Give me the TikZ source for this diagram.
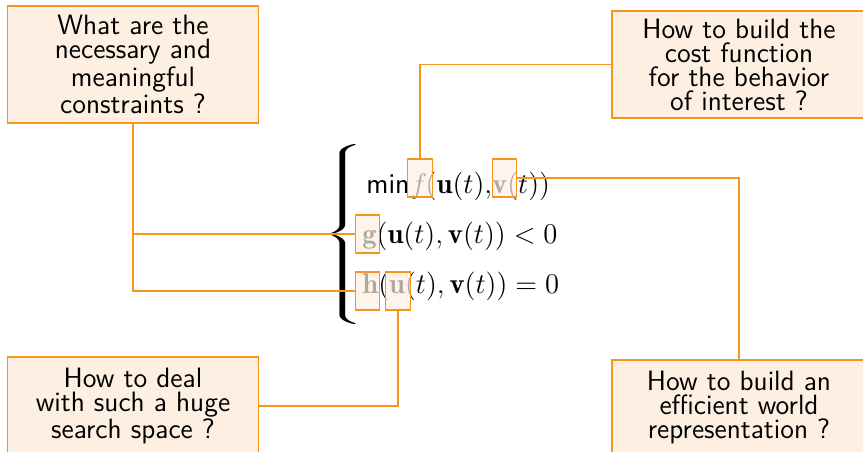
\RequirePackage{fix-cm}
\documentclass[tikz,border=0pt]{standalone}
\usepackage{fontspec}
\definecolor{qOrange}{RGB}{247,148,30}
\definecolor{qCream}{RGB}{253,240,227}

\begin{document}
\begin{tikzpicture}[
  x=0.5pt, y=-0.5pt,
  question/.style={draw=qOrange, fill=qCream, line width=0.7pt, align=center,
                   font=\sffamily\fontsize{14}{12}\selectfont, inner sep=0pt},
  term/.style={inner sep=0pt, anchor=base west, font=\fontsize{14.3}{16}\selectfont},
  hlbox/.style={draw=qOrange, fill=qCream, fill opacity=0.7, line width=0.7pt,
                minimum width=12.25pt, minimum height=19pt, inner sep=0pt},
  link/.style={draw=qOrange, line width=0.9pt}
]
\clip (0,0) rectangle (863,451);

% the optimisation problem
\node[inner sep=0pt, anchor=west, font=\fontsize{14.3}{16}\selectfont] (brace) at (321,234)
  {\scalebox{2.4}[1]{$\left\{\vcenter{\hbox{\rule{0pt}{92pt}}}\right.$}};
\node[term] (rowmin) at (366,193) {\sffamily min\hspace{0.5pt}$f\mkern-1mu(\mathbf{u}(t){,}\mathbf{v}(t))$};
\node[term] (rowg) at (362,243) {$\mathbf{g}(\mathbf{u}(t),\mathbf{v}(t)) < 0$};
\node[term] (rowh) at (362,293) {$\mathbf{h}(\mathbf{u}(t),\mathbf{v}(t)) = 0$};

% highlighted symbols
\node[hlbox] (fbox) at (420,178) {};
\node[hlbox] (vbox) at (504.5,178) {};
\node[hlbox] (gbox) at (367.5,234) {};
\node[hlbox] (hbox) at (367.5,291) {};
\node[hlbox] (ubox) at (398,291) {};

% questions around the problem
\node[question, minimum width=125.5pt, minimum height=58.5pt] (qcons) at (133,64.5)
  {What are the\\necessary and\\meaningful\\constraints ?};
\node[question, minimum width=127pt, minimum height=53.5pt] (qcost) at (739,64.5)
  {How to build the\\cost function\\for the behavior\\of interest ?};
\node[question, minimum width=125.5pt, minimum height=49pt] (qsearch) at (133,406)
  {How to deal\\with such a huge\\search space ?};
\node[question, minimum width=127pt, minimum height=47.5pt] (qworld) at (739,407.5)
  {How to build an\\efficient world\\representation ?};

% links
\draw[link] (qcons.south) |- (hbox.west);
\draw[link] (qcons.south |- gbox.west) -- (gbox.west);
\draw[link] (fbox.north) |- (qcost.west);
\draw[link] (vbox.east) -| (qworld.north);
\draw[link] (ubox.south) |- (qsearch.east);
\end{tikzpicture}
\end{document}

######

To be done -> Copy out all the data exactly; skip the pictures.

Exercise solution ->
Give me the TikZ source for this diagram.
\RequirePackage{fix-cm}
\documentclass[tikz,border=0pt]{standalone}
\usepackage{fontspec}
\definecolor{qOrange}{RGB}{247,148,30}
\definecolor{qCream}{RGB}{253,240,227}

\begin{document}
\begin{tikzpicture}[
  x=0.5pt, y=-0.5pt,
  question/.style={draw=qOrange, fill=qCream, line width=0.7pt, align=center,
                   font=\sffamily\fontsize{14}{12}\selectfont, inner sep=0pt},
  term/.style={inner sep=0pt, anchor=base west, font=\fontsize{14.3}{16}\selectfont},
  hlbox/.style={draw=qOrange, fill=qCream, fill opacity=0.7, line width=0.7pt,
                minimum width=12.25pt, minimum height=19pt, inner sep=0pt},
  link/.style={draw=qOrange, line width=0.9pt}
]
\clip (0,0) rectangle (863,451);

% the optimisation problem
\node[inner sep=0pt, anchor=west, font=\fontsize{14.3}{16}\selectfont] (brace) at (321,234)
  {\scalebox{2.4}[1]{$\left\{\vcenter{\hbox{\rule{0pt}{92pt}}}\right.$}};
\node[term] (rowmin) at (366,193) {\sffamily min\hspace{0.5pt}$f\mkern-1mu(\mathbf{u}(t){,}\mathbf{v}(t))$};
\node[term] (rowg) at (362,243) {$\mathbf{g}(\mathbf{u}(t),\mathbf{v}(t)) < 0$};
\node[term] (rowh) at (362,293) {$\mathbf{h}(\mathbf{u}(t),\mathbf{v}(t)) = 0$};

% highlighted symbols
\node[hlbox] (fbox) at (420,178) {};
\node[hlbox] (vbox) at (504.5,178) {};
\node[hlbox] (gbox) at (367.5,234) {};
\node[hlbox] (hbox) at (367.5,291) {};
\node[hlbox] (ubox) at (398,291) {};

% questions around the problem
\node[question, minimum width=125.5pt, minimum height=58.5pt] (qcons) at (133,64.5)
  {What are the\\necessary and\\meaningful\\constraints ?};
\node[question, minimum width=127pt, minimum height=53.5pt] (qcost) at (739,64.5)
  {How to build the\\cost function\\for the behavior\\of interest ?};
\node[question, minimum width=125.5pt, minimum height=49pt] (qsearch) at (133,406)
  {How to deal\\with such a huge\\search space ?};
\node[question, minimum width=127pt, minimum height=47.5pt] (qworld) at (739,407.5)
  {How to build an\\efficient world\\representation ?};

% links
\draw[link] (qcons.south) |- (hbox.west);
\draw[link] (qcons.south |- gbox.west) -- (gbox.west);
\draw[link] (fbox.north) |- (qcost.west);
\draw[link] (vbox.east) -| (qworld.north);
\draw[link] (ubox.south) |- (qsearch.east);
\end{tikzpicture}
\end{document}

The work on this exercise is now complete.